_WHAT TO WORK ON_. Drop every picture. Then return, exactly, the lines from the beginning of the listing below through the one containing "import plotly.graph_objects as go".
■ ■ ■
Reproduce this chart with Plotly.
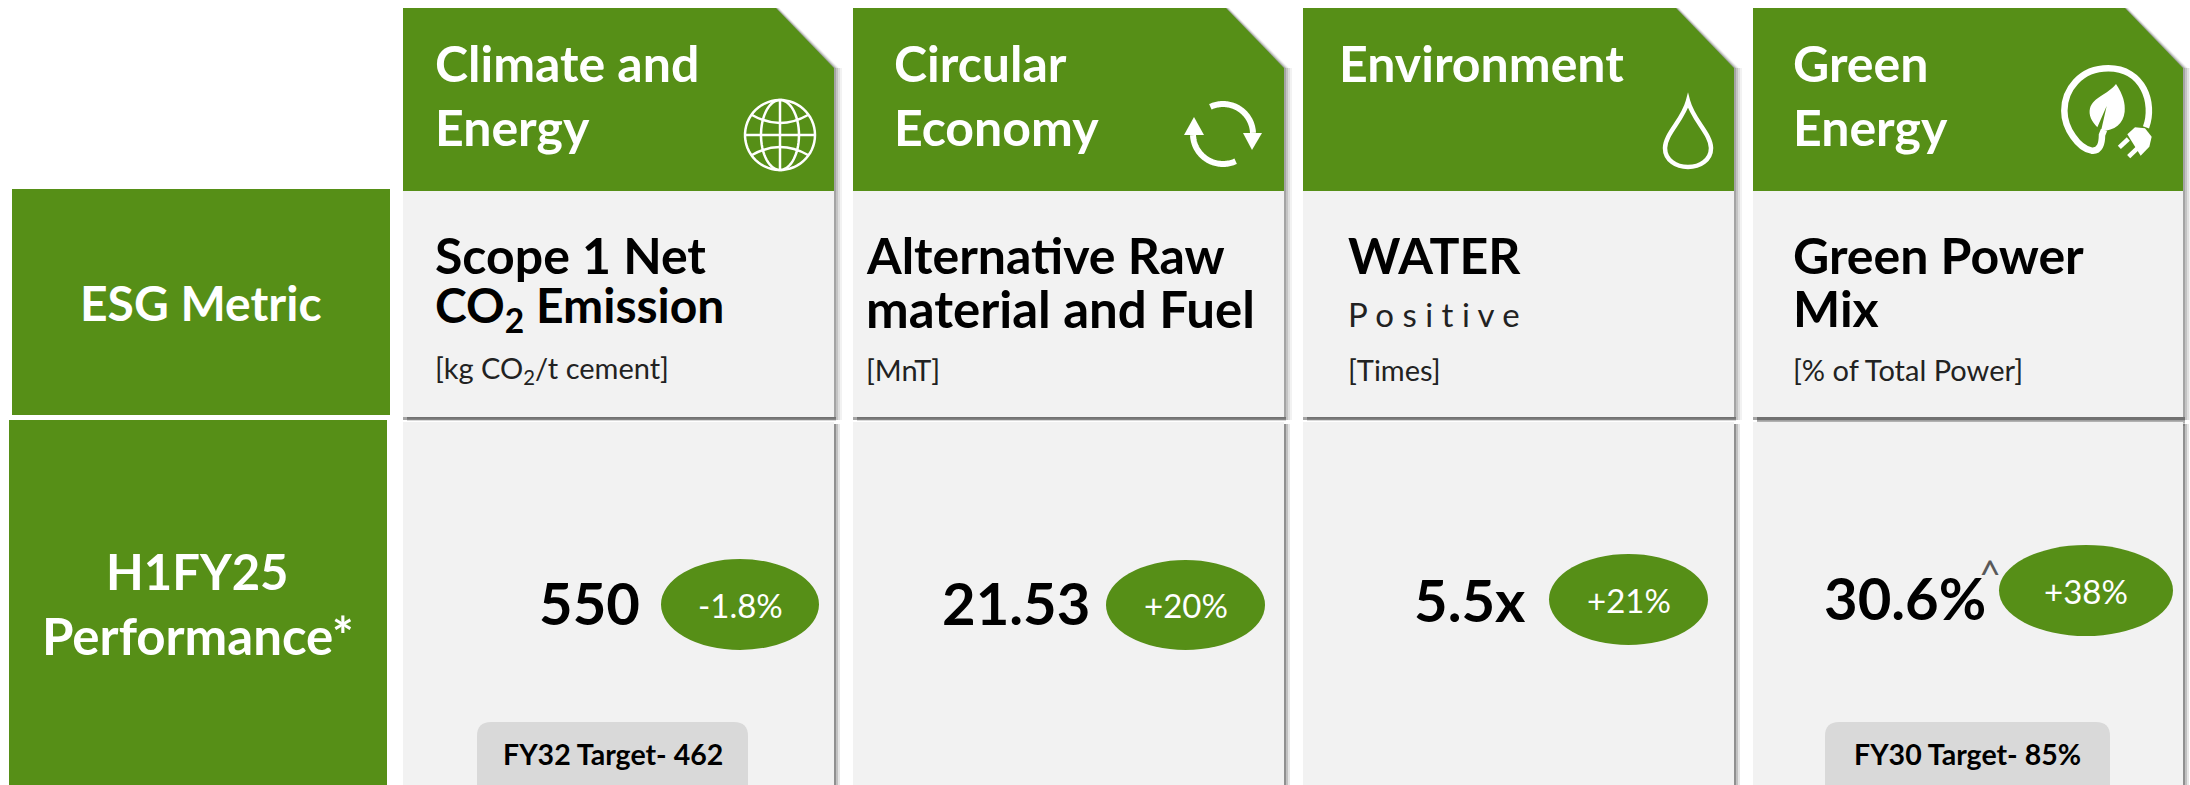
import numpy as np
import plotly.graph_objects as go

# ---------- data ----------
categories = [["Climate and", "Energy"], ["Circular", "Economy"], ["Environment"], ["Green", "Energy"]]
metric_titles = [["Scope 1 Net", "CO<sub>2</sub> Emission"], ["Alternative Raw", "material and Fuel"], ["WATER"], ["Green Power", "Mix"]]
metric_units = ["[kg CO<sub>2</sub>/t cement]", "[MnT]", "[Times]", "[% of Total Power]"]
performance = ["550", "21.53", "5.5x", "30.6%"]
changes = ["-1.8%", "+20%", "+21%", "+38%"]
targets = ["FY32 Target- 462", None, None, "FY30 Target- 85%"]
row_labels = ["ESG Metric", ["H1FY25", "Performance*"]]

# ---------- layout ----------
W, H = 2190, 785
GREEN, CELL, BOX = "#568F17", "#F2F2F2", "#D9D9D9"
FONT = "Lato"
card_x = [(403, 834), (853, 1284), (1303, 1734), (1753, 2183)]
head_text_x = [434, 893, 1338, 1792]
metric_text_x = [434, 865, 1347, 1792]
value_cx = [589, 1016, 1470, 1905]
value_cy = [602, 602, 599, 597]
pill_x = [(661, 819), (1106, 1265), (1549, 1708), (1999, 2173)]
pill_y = [(559, 650), (560, 650), (554, 645), (545, 636)]
box_x = {0: (477, 748), 3: (1825, 2110)}

shapes, notes = [], []


def rect(x0, y0, x1, y1, color, opacity=1):
    shapes.append(dict(type="rect", x0=x0, y0=y0, x1=x1, y1=y1, fillcolor=color,
                       opacity=opacity, line_width=0, layer="below"))


def path(d, fill=None, line=None, width=0):
    s = dict(type="path", path=d, layer="above")
    s["fillcolor"] = fill if fill else "rgba(0,0,0,0)"
    s["line"] = dict(color=line if line else "rgba(0,0,0,0)", width=width)
    shapes.append(s)


def poly(pts, close=False):
    return "M" + " L".join(f"{x:.2f},{y:.2f}" for x, y in pts) + (" Z" if close else "")


def arc(cx, cy, rx, ry, a0, a1, n=60):
    t = np.radians(np.linspace(a0, a1, n))
    return list(zip(cx + rx * np.cos(t), cy + ry * np.sin(t)))


def text(x, y, s, size, color="#000000", bold=False, anchor="left", family=FONT):
    notes.append(dict(x=x, y=y, text=f"<b>{s}</b>" if bold else s, showarrow=False, xanchor=anchor,
                      yanchor="middle", borderpad=0,
                      font=dict(family=family, size=size, color=color)))


# shadows + card bodies
for i, (x0, x1) in enumerate(card_x):
    for off, op in ((8, .08), (6, .12), (4, .2), (2, .3)):
        path(poly([(x1 - 58 + off * .4, 8), (x1 + off * .6, 68), (x1 + off, 68), (x1 + off, 420), (x0, 420), (x0, 8)], True),
             fill=f"rgba(90,90,90,{op})")
    extra = 9 if i == 3 else 4
    for off, op in ((extra, .25), (extra * .7, .35), (extra * .4, .45)):
        rect(x0 + 4, 417, x1 + 2, 417 + off, "#666666", op)
    for off, op in ((6, .15), (4, .25), (2, .45)):
        rect(x1, 424, x1 + off, H, "#555555", op)
for i, (x0, x1) in enumerate(card_x):
    path(poly([(x0, 8), (x1 - 58, 8), (x1, 68), (x1, 191), (x0, 191)], True), fill=GREEN)
    path(poly([(x0, 191), (x1, 191), (x1, 417), (x0, 417)], True), fill=CELL)
    path(poly([(x0, 422), (x1, 422), (x1, H), (x0, H)], True), fill=CELL)

# left row headers
path(poly([(12, 189), (390, 189), (390, 415), (12, 415)], True), fill=GREEN)
path(poly([(9, 420), (387, 420), (387, H), (9, H)], True), fill=GREEN)
text(201, 302, row_labels[0], 48, "#FFFFFF", True, "center")
text(197, 571, row_labels[1][0], 49, "#FFFFFF", True, "center")
text(198, 635, row_labels[1][1], 51, "#FFFFFF", True, "center")

# header, metric and performance text
for i in range(4):
    for line, s in enumerate(categories[i]):
        text(head_text_x[i], 63 + 64 * line, s, 50, "#FFFFFF", True)
    for line, s in enumerate(metric_titles[i]):
        size = 48 if s.startswith("CO") else (51 if s.startswith("material") else 50)
        text(metric_text_x[i], 255 + 53 * line, s, size, "#000000", True)
    text(metric_text_x[i], 369, metric_units[i], 29, "#222222")
    text(value_cx[i], value_cy[i], performance[i], 58, "#000000", True, "center")
    x0, x1 = pill_x[i]
    y0, y1 = pill_y[i]
    s = dict(type="circle", x0=x0, x1=x1, y0=y0, y1=y1, fillcolor=GREEN, line_width=0, layer="above")
    shapes.append(s)
    text((x0 + x1) / 2, (y0 + y1) / 2, changes[i], 33, "#FFFFFF", False, "center")
    if targets[i]:
        bx0, bx1 = box_x[i]
        r = 14
        path(f"M{bx0},{H} L{bx0},{722 + r} Q{bx0},722 {bx0 + r},722 L{bx1 - r},722 Q{bx1},722 {bx1},{722 + r} L{bx1},{H} Z", fill=BOX)
        text((bx0 + bx1) / 2, 754, targets[i], 28.5, "#000000", True, "center")
text(metric_text_x[2], 314, "P o s i t i v e", 33, "#222222")
text(1990, 574, "^", 38, "#595959", False, "center")

# --- icons ---
# globe
gx, gy, gr = 780, 135, 35
gc = dict(fill=None, line="#FFFFFF", width=2.5)
path(poly(arc(gx, gy, gr, gr, 0, 360), True), **gc)
path(poly(arc(gx, gy, 19, gr, 0, 360), True), **gc)
path(poly([(gx, gy - gr), (gx, gy + gr)]), **gc)
path(poly([(gx - gr, gy), (gx + gr, gy)]), **gc)
path(f"M{gx - 28},{gy - 20} Q{gx},{gy - 4} {gx + 28},{gy - 20}", **gc)
path(f"M{gx - 28},{gy + 20} Q{gx},{gy + 4} {gx + 28},{gy + 20}", **gc)

# recycle arrows
cx, cy, cr = 1223, 134, 30
path(poly(arc(cx, cy, cr, cr, -115, -2)), line="#FFFFFF", width=6)
path(poly(arc(cx, cy, cr, cr, 65, 178)), line="#FFFFFF", width=6)
path(poly([(1243, 133), (1262, 133), (1252, 150)], True), fill="#FFFFFF")
path(poly([(1184, 135), (1204, 135), (1194, 117)], True), fill="#FFFFFF")

# drop
dx = 1688
path(f"M{dx},101 C{dx + 5},120 {dx + 23},134 {dx + 23},148 C{dx + 23},160 {dx + 12},167 {dx},167 "
     f"C{dx - 12},167 {dx - 23},160 {dx - 23},148 C{dx - 23},134 {dx - 5},120 {dx},101 Z",
     line="#FFFFFF", width=4.5)


# leaf with plug; points given in the 3x crop of the icon
def z(px, py):
    return f"{2020 + px / 3:.2f},{40 + py / 3:.2f}"


path(f"M{z(378, 262)} C{z(405, 190)} {z(370, 85)} {z(265, 85)} C{z(180, 85)} {z(133, 150)} {z(133, 212)} "
     f"C{z(133, 265)} {z(175, 325)} {z(215, 332)} C{z(240, 335)} {z(246, 310)} {z(246, 285)} L{z(252, 270)}",
     line="#FFFFFF", width=6.5)
path(f"M{z(288, 132)} C{z(310, 165)} {z(316, 190)} {z(314, 215)} C{z(310, 250)} {z(285, 272)} {z(243, 273)} "
     f"L{z(260, 198)} L{z(232, 262)} C{z(215, 245)} {z(205, 225)} {z(210, 205)} C{z(220, 170)} {z(262, 165)} {z(288, 132)} Z",
     fill="#FFFFFF")
path(f"M{z(322, 283)} L{z(345, 262)} L{z(375, 265)} L{z(395, 290)} L{z(388, 320)} L{z(362, 347)} Z", fill="#FFFFFF")
path(f"M{z(298, 322)} L{z(325, 297)}", line="#FFFFFF", width=4.5)
path(f"M{z(326, 350)} L{z(352, 325)}", line="#FFFFFF", width=4.5)

fig = go.Figure()
fig.update_layout(width=W, height=H, margin=dict(l=0, r=0, t=0, b=0), showlegend=False,
                  paper_bgcolor="#FFFFFF", plot_bgcolor="#FFFFFF",
                  xaxis=dict(range=[0, W], visible=False, fixedrange=True),
                  yaxis=dict(range=[H, 0], visible=False, fixedrange=True),
                  shapes=shapes, annotations=notes)
fig.write_html("out.html", config={"displayModeBar": False},
               post_script="document.body.style.margin='0';document.body.style.overflow='hidden';")
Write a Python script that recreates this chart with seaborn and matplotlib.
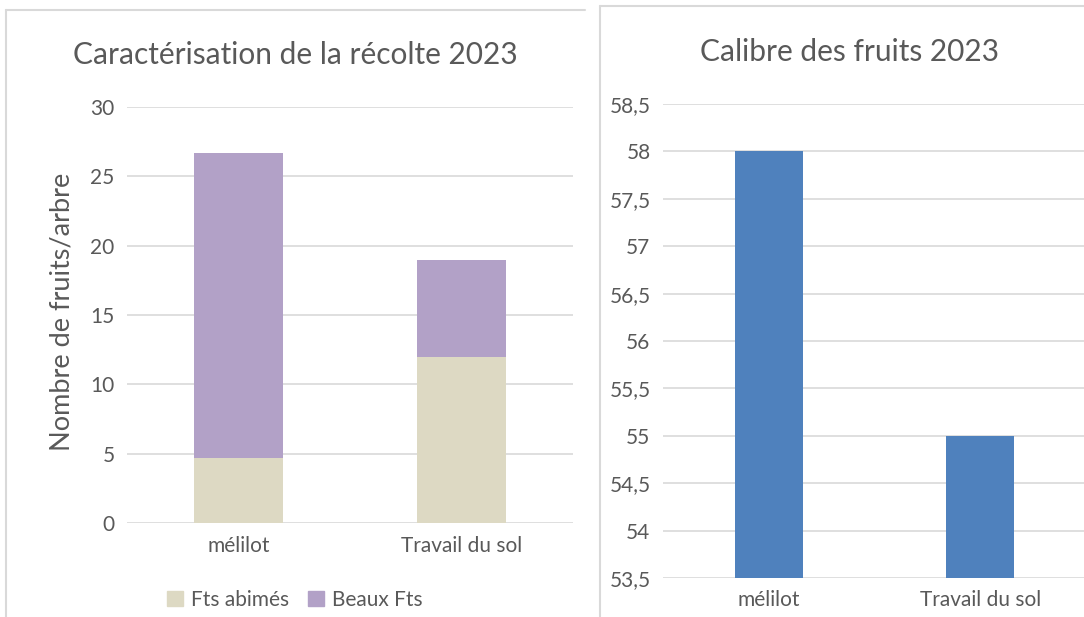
import pandas as pd
import numpy as np
import seaborn as sb
import matplotlib.pyplot as plt
from matplotlib.lines import Line2D
from matplotlib.patches import Patch

# data
categories = ["mélilot", "Travail du sol"]
fts_abimes = [4.7, 12.0]
beaux_fts = [22.0, 7.0]
calibre = [58.0, 55.0]

left_ticks = [0, 5, 10, 15, 20, 25, 30]
right_ticks = [53.5, 54.0, 54.5, 55.0, 55.5, 56.0, 56.5, 57.0, 57.5, 58.0, 58.5]

# colours
beige = "#DDD9C3"
purple = "#B2A1C7"
blue = "#4F81BD"
txt = "#595959"
grid = "#D9D9D9"

sb.set_style("white")
plt.rcParams['font.family'] = ['Lato', 'DejaVu Sans']

W, H = 1084, 617
fig = plt.figure(figsize=(W / 100, H / 100), dpi=100)

df = pd.DataFrame({"cat": categories, "abimes": fts_abimes,
                   "total": np.array(fts_abimes) + np.array(beaux_fts),
                   "calibre": calibre})

# left chart: stacked bars
ax1 = fig.add_axes([127 / W, 94 / H, 446 / W, 416 / H])
sb.barplot(data=df, x="cat", y="total", color=purple, width=0.4, saturation=1, ax=ax1, zorder=3, linewidth=0)
sb.barplot(data=df, x="cat", y="abimes", color=beige, width=0.4, saturation=1, ax=ax1, zorder=3, linewidth=0)
ax1.set_ylim(0, 30)
ax1.set_xlim(-0.5, 1.5)
ax1.set_yticks(left_ticks)
ax1.set_yticklabels([str(t) for t in left_ticks])
for t in left_ticks:
    ax1.axhline(t, color=grid, lw=1.2, zorder=1)
ax1.set_xlabel("")
ax1.set_ylabel("")

# right chart: calibre
ax2 = fig.add_axes([663 / W, 39 / H, 423 / W, 474 / H])
sb.barplot(data=df, x="cat", y="calibre", color=blue, width=0.32, saturation=1, ax=ax2, zorder=3, linewidth=0)
ax2.set_ylim(53.5, 58.5)
ax2.set_xlim(-0.5, 1.5)
ax2.set_yticks(right_ticks)
ax2.set_yticklabels([("%g" % t).replace(".", ",") for t in right_ticks])
for t in right_ticks:
    ax2.axhline(t, color=grid, lw=1.2, zorder=1)
ax2.set_xlabel("")
ax2.set_ylabel("")

for ax in (ax1, ax2):
    for s in ax.spines.values():
        s.set_visible(False)
    ax.tick_params(axis="both", length=0, labelsize=15, labelcolor=txt, pad=9)

# titles and y label
fig.text(295 / W, 1 - 55 / H, "Caractérisation de la récolte 2023", fontsize=21.5, color=txt,
         ha="center", va="center")
fig.text(849 / W, 1 - 52 / H, "Calibre des fruits 2023", fontsize=21.5, color=txt,
         ha="center", va="center")
fig.text(62 / W, 1 - 312 / H, "Nombre de fruits/arbre", fontsize=19.5, color=txt,
         rotation=90, ha="center", va="center")

# legend
leg_handles = [Patch(color=beige, label="Fts abimés"), Patch(color=purple, label="Beaux Fts")]
fig.legend(handles=leg_handles, loc="center", bbox_to_anchor=(295 / W, 1 - 600 / H), ncol=2,
           frameon=False, fontsize=15, labelcolor=txt, handlelength=0.75, handleheight=0.75,
           handletextpad=0.4, columnspacing=0.9)

# chart borders
fig.add_artist(Line2D([6 / W, 585 / W], [1 - 10 / H, 1 - 10 / H], color=grid, lw=1.5))
fig.add_artist(Line2D([6 / W, 6 / W], [0, 1 - 10 / H], color=grid, lw=1.5))
fig.add_artist(Line2D([600 / W, 1], [1 - 6 / H, 1 - 6 / H], color=grid, lw=1.5))
fig.add_artist(Line2D([600 / W, 600 / W], [0, 1 - 6 / H], color=grid, lw=1.5))

fig.savefig("out.png", dpi=100)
■ ■ ■
_SOLUTION TO THIS PROBLEM_.
Reproduce this chart with Plotly.
import numpy as np
import plotly.graph_objects as go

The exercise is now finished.